Mantra Vutura, grup musik elektronik asal Jakarta menyihir ribuan penonton ROAR GAMA 4.0 dengan keunikan musiknya. Diiringi gamelan, Mantra Vutura menguatkan aura magisnya lewat lagu “The Creation, Pt.3” dan “Human” dari album terbaru Mantra Vutura bertajuk sama, kemudian “The Creation, Pt.1”, “The Creation, Pt.2”, dan terakhir “Un Deux Trois” yang semuanya terangkum dalam album Solar Labyrinth (2017). Melambangkan mimpi dan harapan, kreasi musik Mantra Vutura memantrai saya untuk menatap masa depan dengan semangat kebebasan.


Lautan Pendekar Tashoora

Jaring Cahaya bersama gamelan dan Tashoora

Berani Bela Gelapnya?

Pagelaran dilanjutkan dengan penampilan Tashoora. Lewat Hamba Jaring Cahaya, Hamba Bela Gelapnya, Tashoora mengajak para Pendekar Tashoora untuk menolak lupa pada ketidakadilan di sekitar kita. Total lima lagu dibawakan, antara lain “Tatap”, “Sabda”, “Hitam”, “Nista”, dan “Terang” yang ditulis bersama Baskara Putra, sosok dibalik Hindia. Setiap lagu Tashoora diciptakan sebagai respon terhadap peristiwa yang acap luput dari perhatian masyarakat. 


"Semuanya!"

Para pengrawit dan rebananya.

"Lagu untuk teman-teman yang kebaikannya belum disambut, Sampai Nanti Sampai Mati."
Letto hadir bak hujan membasahi bumi. Tanah Lapangan Grha Sabha Pramana basah selepas gerimis di pembukaan ROAR GAMA 4.0, begitu juga pipi dan hati para pendengar setia Letto. Apalagi ketika intro “Sandaran Hati”, “Sampai Nanti, Sampai Mati”, “Permintaan Hati”, “Sebelum Cahaya”, dan “Ruang Rindu”  berbunyi, sontak penonton ikut bernyanyi. Bukan main penampilan Letto kali ini, alunan gamelan dan nuansa sakral yang kental mengiringi Letto sampai akhir. Vokalis Letto Sabrang Mowo Damar Panuluh atau akrab disapa Noe Letto pun menyisipkan Langgam Jawa ke dalam nyanyiannya. Itulah gong dari repertoar ROAR GAMA 4.0, menyatukan seni budaya dan hit terbaik pada masanya.

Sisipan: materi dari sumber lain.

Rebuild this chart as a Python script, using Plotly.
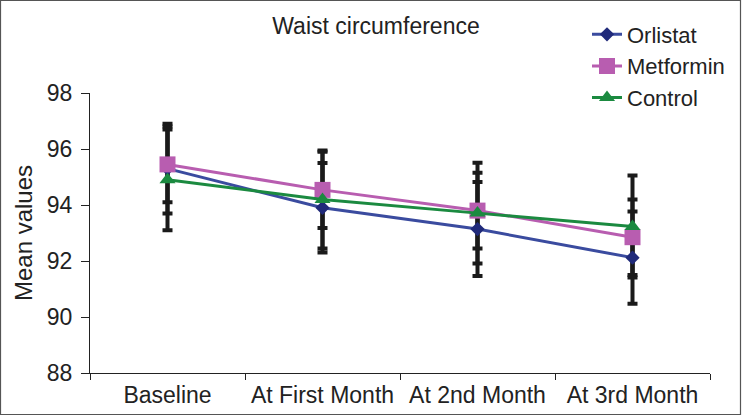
import plotly.graph_objects as go

categories = ["Baseline", "At First Month", "At 2nd Month", "At 3rd Month"]
series_names = ["Orlistat", "Metformin", "Control"]
orlistat = [95.3, 93.9, 93.14, 92.12]
orlistat_sd = [1.6, 1.6, 1.68, 1.65]
metformin = [95.45, 94.54, 93.8, 92.85]
metformin_sd = [1.35, 1.36, 1.35, 1.35]
control = [94.9, 94.2, 93.71, 93.23]
control_sd = [1.8, 1.75, 1.8, 1.82]
y_ticks = [88, 90, 92, 94, 96, 98]

values = [orlistat, metformin, control]
sds = [orlistat_sd, metformin_sd, control_sd]
line_colors = ["#3A4B9F", "#B85DB0", "#1B8A40"]
marker_colors = ["#202A7A", "#B85DB0", "#1B8A40"]
symbols = ["diamond", "square", "triangle-up"]
sizes = [11, 16, 14]

FONT = "Arial, Liberation Sans, sans-serif"
fig = go.Figure()

# error bars first, so markers sit on top
for v, s in zip(values, sds):
    fig.add_trace(go.Scatter(
        x=categories, y=v, mode="markers",
        marker=dict(size=1, opacity=0),
        error_y=dict(type="data", array=s, visible=True, color="#1a1a1a",
                     thickness=4, width=5),
        showlegend=False, hoverinfo="skip"))

for name, v, lc, mc, sym, sz in zip(series_names, values, line_colors, marker_colors, symbols, sizes):
    fig.add_trace(go.Scatter(
        x=categories, y=v, mode="lines+markers", name=name,
        line=dict(color=lc, width=3),
        marker=dict(symbol=sym, size=sz, color=mc, line=dict(width=0))))

L, R, T, B, W, H = 90, 33, 93, 42, 743, 415
pw, ph = W - L - R, H - T - B

fig.update_layout(
    width=W, height=H,
    margin=dict(l=L, r=R, t=T, b=B, autoexpand=False),
    paper_bgcolor="white", plot_bgcolor="white",
    font=dict(family=FONT, size=23, color="#222222"),
    title=dict(text="Waist circumference", x=376 / W, xanchor="center",
               y=1 - 26 / H, yanchor="middle", yref="container",
               font=dict(family=FONT, size=23, color="#222222")),
    showlegend=True,
    legend=dict(x=(587 - L) / pw, xanchor="left", y=(H - B - 13.5) / ph, yanchor="top",
                bgcolor="rgba(0,0,0,0)", borderwidth=0, tracegroupgap=0,
                font=dict(family=FONT, size=22, color="#222222")),
    xaxis=dict(type="category", range=[-0.5, 3.5], showline=True, linecolor="#222222",
               linewidth=1, ticks="outside", tickson="boundaries", ticklen=6,
               tickcolor="#222222", showgrid=False, zeroline=False, ticklabelstandoff=1,
               tickfont=dict(family=FONT, size=23, color="#222222")),
    yaxis=dict(range=[88, 98], tickvals=y_ticks, showline=True, linecolor="#222222",
               linewidth=1, ticks="outside", ticklen=8, tickcolor="#222222",
               showgrid=False, zeroline=False, ticklabelstandoff=4,
               title=dict(text="Mean values", standoff=7,
                          font=dict(family=FONT, size=24, color="#222222")),
               tickfont=dict(family=FONT, size=23, color="#222222")),
    shapes=[dict(type="rect", xref="paper", yref="paper",
                 x0=(0.5 - L) / pw, x1=(740.5 - L) / pw,
                 y0=(H - B - 414.5) / ph, y1=(H - B - 0.5) / ph,
                 line=dict(color="#555555", width=1.2), fillcolor="rgba(0,0,0,0)",
                 layer="below")],
)

fig.write_html("out.html", config={"displayModeBar": False},
               post_script="document.body.style.margin='0';")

Seperti Cinderella yang harus rela melewatkan dansa terakhir sebelum jampi-jampi Ibu Peri terhadapnya hilang, saya harus pulang sebelum jam 12 malam. Dan ya, saya tak sempat menyaksikan langsung aksi panggung FSTVLST maupun berjoget dengan iringan OM New Pallapa. Tidak apa, saya sudah cukup puas menjadi satu diantara ribuan pengunjung ROAR GAMA 4.0 yang bersuka cita di malam minggu meski kehujanan.

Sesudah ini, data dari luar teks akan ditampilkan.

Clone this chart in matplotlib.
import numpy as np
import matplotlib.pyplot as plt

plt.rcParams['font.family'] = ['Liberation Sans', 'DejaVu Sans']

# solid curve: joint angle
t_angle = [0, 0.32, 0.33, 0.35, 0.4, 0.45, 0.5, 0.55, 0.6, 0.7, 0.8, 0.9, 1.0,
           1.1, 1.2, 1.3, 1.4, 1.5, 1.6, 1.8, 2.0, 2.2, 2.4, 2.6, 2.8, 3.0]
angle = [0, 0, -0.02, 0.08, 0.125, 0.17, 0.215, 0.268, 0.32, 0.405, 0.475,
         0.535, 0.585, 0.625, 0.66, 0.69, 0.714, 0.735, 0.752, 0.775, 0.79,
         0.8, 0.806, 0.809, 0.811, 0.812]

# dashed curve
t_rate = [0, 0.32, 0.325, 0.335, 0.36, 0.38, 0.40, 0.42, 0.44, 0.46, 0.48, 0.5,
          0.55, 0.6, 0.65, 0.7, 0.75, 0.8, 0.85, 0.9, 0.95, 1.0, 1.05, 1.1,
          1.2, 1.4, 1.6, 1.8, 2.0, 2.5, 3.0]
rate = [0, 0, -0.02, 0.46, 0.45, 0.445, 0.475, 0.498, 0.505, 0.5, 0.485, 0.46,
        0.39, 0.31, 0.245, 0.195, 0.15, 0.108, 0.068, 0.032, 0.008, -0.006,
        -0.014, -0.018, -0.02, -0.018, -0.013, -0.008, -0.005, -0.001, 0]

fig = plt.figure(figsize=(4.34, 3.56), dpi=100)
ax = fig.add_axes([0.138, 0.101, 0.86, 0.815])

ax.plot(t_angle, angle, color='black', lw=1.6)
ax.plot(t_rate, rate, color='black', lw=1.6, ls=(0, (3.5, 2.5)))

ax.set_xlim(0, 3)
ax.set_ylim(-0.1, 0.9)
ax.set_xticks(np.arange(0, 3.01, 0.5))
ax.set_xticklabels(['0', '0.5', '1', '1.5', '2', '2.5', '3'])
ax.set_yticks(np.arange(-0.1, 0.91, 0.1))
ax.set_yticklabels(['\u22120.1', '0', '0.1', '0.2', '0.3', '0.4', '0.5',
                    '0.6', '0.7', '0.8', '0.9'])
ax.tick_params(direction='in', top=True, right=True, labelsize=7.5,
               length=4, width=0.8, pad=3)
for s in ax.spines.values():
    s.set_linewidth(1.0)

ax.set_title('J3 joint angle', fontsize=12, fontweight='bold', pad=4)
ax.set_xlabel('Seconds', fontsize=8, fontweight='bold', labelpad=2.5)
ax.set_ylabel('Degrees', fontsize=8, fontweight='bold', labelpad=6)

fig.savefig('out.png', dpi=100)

Saya sangat mengantisipasi ide-ide cemerlang para tokoh di balik Rhapsody of the Archipelago: Gamelan 4.0. Barangkali, tahun depan akan diadakan gelaran serupa. Konsep, desain grafis, tata cahaya, dan bintang tamunya juara. Membawa misi politik dan budaya, ROAR GAMA 4.0 menjadi pionir Pagelaran Kolosal Gamelan di Yogyakarta. Syukur-syukur, bisa menjadi proyek percontohan bagi kota-kota lainnya bahkan negara-negara tetangga. Jika musik bersifat universal dan mampu meleburkan perbedaan, maka musik tradisional mampu menguatkan akar budaya dan jati diri kita.
Suka cita para pengrawit mengiringi OM New Pallapa.

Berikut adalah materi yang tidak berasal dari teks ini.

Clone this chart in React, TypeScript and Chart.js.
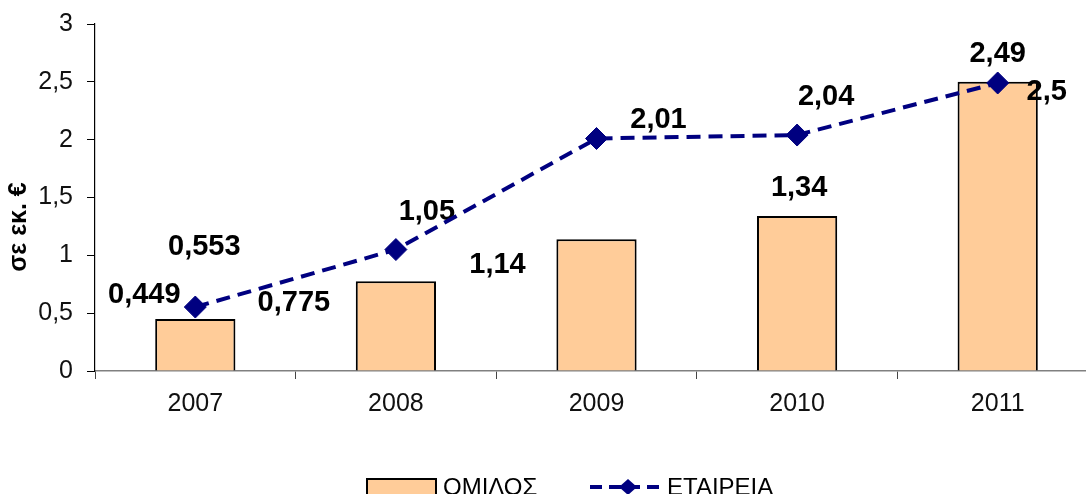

Pentatonis dan diatonis. Harmoni.

“Idenya adalah kita itu Indonesia memiliki kekayaan budaya yang luar biasa. Bagaimana kekayaan budaya bisa kita sumbangkan untuk dunia dan untuk kemanusiaan? Kita tidak boleh menutup diri, tetapi bagaimana kebudayaan kita, seni budaya kita ini menjadi filter, menjadi core, kemudian diperkaya oleh seni budaya yang lain. Itulah gagasan dari Rhapsody of the Archipelago: Gamelan 4.0 atau alunan dari seluruh penjuru nusantara yang membuka diri terhadap dunia. Dengan cara seperti ini, tidak ada satu daerah pun yang tidak menjadi pemimpin bagi tampilnya seni-seni musik Indonesia”, pungkas Ketua Majelis Wali Amanat (MWA) UGM periode 2016 – 2021 sekaligus Menteri Sekretaris Negara periode 2019-2024 Pratikno.